Crashes and bangs seemed to surround us and we could only imagine what was happening out there. Shattering glass added an edge to the destruction. It sounded like someone was having fun in the china section of a department store. Just as Mum had gone into survival mode, Dad leapt into hero mode.

"I´ll just take a peep outside and see how bad it really is," he said. Nobody wanted him to go.

"Be careful," Mum called after him.

He came back pretty quickly, with reports of glass and roof tiles flying around. The glass porch by the backdoor had taken a right beating, and the stone garden wall had collapsed and was lying in a heap on the driveway.

The news of this kind of destruction was quite sobering and thrilling excitement gave way to quiet fear as we grouped together in the living room to wait out the storm. It seemed to go on and on forever, the night drawing itself out as long as it could. We all feared that we might lose the house windows as things continued to beat up against them. Fitful sleep took over for a short while but was little relief.

Gradually the sounds of the storm began to subside as light dawned. Never before had the dawn been a more welcome sight. Like zombies, we emerged from our houses, alongside our neighbours, to face the damage. Someone must have had a crazy party out here during the night and had forgotten to clean up afterwards. Plants of all shapes and sizes had been strewn all over the place. Walls had crumbled. Roof tiles had been stripped from above us and now lay smashed to pieces everywhere. I remember thinking there couldn´t possibly be any left on the roof, but hey, the washing line was still standing! We all stood around in dazed wonder.

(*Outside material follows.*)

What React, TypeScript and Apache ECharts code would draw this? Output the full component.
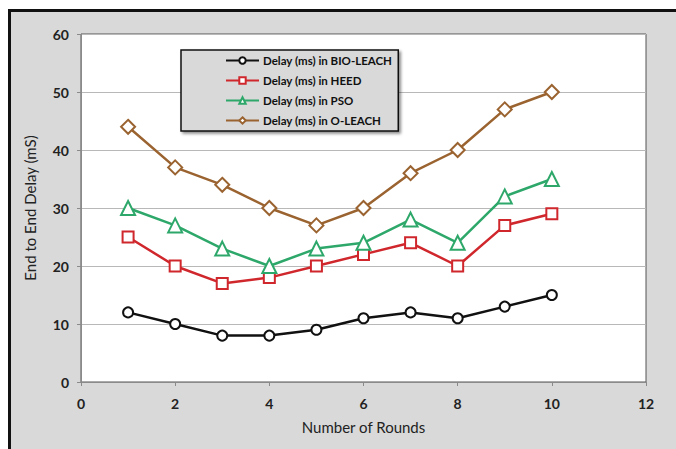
import React, { useEffect, useRef } from "react";
import * as echarts from "echarts";

const rounds = [1, 2, 3, 4, 5, 6, 7, 8, 9, 10];
const bioLeach = [12, 10, 8, 8, 9, 11, 12, 11, 13, 15];
const heed = [25, 20, 17, 18, 20, 22, 24, 20, 27, 29];
const pso = [30, 27, 23, 20, 23, 24, 28, 24, 32, 35];
const oLeach = [44, 37, 34, 30, 27, 30, 36, 40, 47, 50];
const seriesNames = [
  "Delay (ms) in BIO-LEACH",
  "Delay (ms) in HEED",
  "Delay (ms) in PSO",
  "Delay (ms) in O-LEACH",
];

const FONT = "Lato, 'Open Sans', sans-serif";

export default function App() {
  const ref = useRef<HTMLDivElement>(null);
  useEffect(() => {
    if (!ref.current) return;
    const chart = echarts.init(ref.current, undefined, { renderer: "svg" });
    const pair = (vals: number[]) => rounds.map((r, i) => [r, vals[i]]);
    const mk = (name: string, vals: number[], color: string, symbol: string, size: number) => ({
      name,
      type: "line",
      data: pair(vals),
      symbol,
      symbolSize: size,
      showAllSymbol: true,
      lineStyle: { color, width: 2.5 },
      itemStyle: { color: "#ffffff", borderColor: color, borderWidth: 2 },
      z: 3,
    });
    chart.setOption({
      animation: false,
      backgroundColor: "#ffffff",
      textStyle: { fontFamily: FONT },
      graphic: [
        {
          type: "rect",
          shape: { x: 8, y: 9, width: 668, height: 440 },
          style: { fill: "#d9d9d9" },
          z: -10,
          silent: true,
        },
        {
          type: "line",
          shape: { x1: 9.5, y1: 9, x2: 9.5, y2: 449 },
          style: { stroke: "#111111", lineWidth: 3 },
          z: -9,
          silent: true,
        },
        {
          type: "line",
          shape: { x1: 8, y1: 10.5, x2: 676, y2: 10.5 },
          style: { stroke: "#111111", lineWidth: 3 },
          z: -9,
          silent: true,
        },
      ],
      grid: {
        left: 81,
        right: 30,
        top: 34,
        bottom: 67,
        show: true,
        backgroundColor: "#ffffff",
        borderColor: "#555555",
        borderWidth: 1,
      },
      legend: {
        orient: "vertical",
        left: 181,
        top: 50,
        padding: [4, 6, 4, 44],
        itemWidth: 33,
        itemHeight: 8,
        itemGap: 7,
        backgroundColor: "#d9d9d9",
        borderColor: "#111111",
        borderWidth: 1.5,
        shadowColor: "rgba(0,0,0,0.45)",
        shadowBlur: 3,
        shadowOffsetX: 2,
        shadowOffsetY: 2,
        textStyle: {
          fontFamily: FONT,
          fontSize: 11.5,
          lineHeight: 13,
          fontWeight: "bold",
          color: "#111111",
          padding: [0, 0, 0, -1],
        },
        data: seriesNames,
      },
      xAxis: {
        type: "value",
        min: 0,
        max: 12,
        interval: 2,
        name: "Number of Rounds",
        nameLocation: "middle",
        nameGap: 37,
        nameTextStyle: { fontSize: 15, color: "#222222", fontFamily: FONT },
        axisLine: { show: true, lineStyle: { color: "#8a8a8a", width: 1 } },
        axisTick: { show: true, length: 4, lineStyle: { color: "#8a8a8a" } },
        axisLabel: { margin: 14, fontSize: 14, fontWeight: "bold", color: "#222222", fontFamily: FONT },
        splitLine: { show: false },
      },
      yAxis: {
        type: "value",
        min: 0,
        max: 60,
        interval: 10,
        name: "End to End Delay (mS)",
        nameLocation: "middle",
        nameGap: 44,
        nameTextStyle: { fontSize: 15, color: "#222222", fontFamily: FONT },
        axisLine: { show: true, lineStyle: { color: "#8a8a8a", width: 1 } },
        axisTick: { show: true, length: 4, lineStyle: { color: "#8a8a8a" } },
        axisLabel: { margin: 12, fontSize: 14, fontWeight: "bold", color: "#222222", fontFamily: FONT },
        splitLine: { show: true, lineStyle: { color: "#b8b8b8", width: 1 } },
      },
      series: [
        mk(seriesNames[0], bioLeach, "#111111", "circle", 10),
        mk(seriesNames[1], heed, "#d0272d", "rect", 11),
        mk(seriesNames[2], pso, "#2ea86a", "triangle", 14),
        mk(seriesNames[3], oLeach, "#9a6330", "diamond", 14),
      ],
    });
    return () => chart.dispose();
  }, []);
  return (
    <div
      ref={ref}
      style={{ position: "fixed", left: 0, top: 0, width: 676, height: 449 }}
    />
  );
}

"Why is that fireman coming up our path?" my little brother asked and some animation returned to his shell-shocked face.

We watched the fireman come up the garden path. His bright yellow helmet dominating our vision, and I can remember thinking how serious the storm must have been for the Fire Department to be out and about.

He told us that our chimney had fallen and crashed through the roof on the other side of the house, which we hadn´t seen yet. That must have been the crash that had initially woke me and brought my Dad charging into my room to see if I had been okay. Dad and the fireman went into the house and were gone for quite a while. When they came back outside to us, they both looked grave and the fireman told us not to go in any of the rooms on that side of the house. The chimney had tumbled through to the loft but was being prevented from toppling any further by an old worktop my Dad had stuck up there. The worktop was threatening to give way at any moment and then nothing would stop the chimney from crashing through the house.

My brother´s and my own bedroom were right beneath the chimney. Contemplating what could have been if that old worktop hadn´t been there sends a shiver down my spine. We were the lucky ones, our situation could have been so much worse; many people had far more damage to their houses than us. We are so small in the face of Mother Nature. She could squash us whenever she wanted to. Even now, after all the years, when the wind gets up a bit I start to feel nervous. I don´t think that feeling will ever go away.

But we survived; we survived a hurricane right on our doorstep. Peace seemed to wash through all of us on that morning after, as if we had been touched by some kind of divine power that had kept us safe through the peril ... or maybe it was the tea!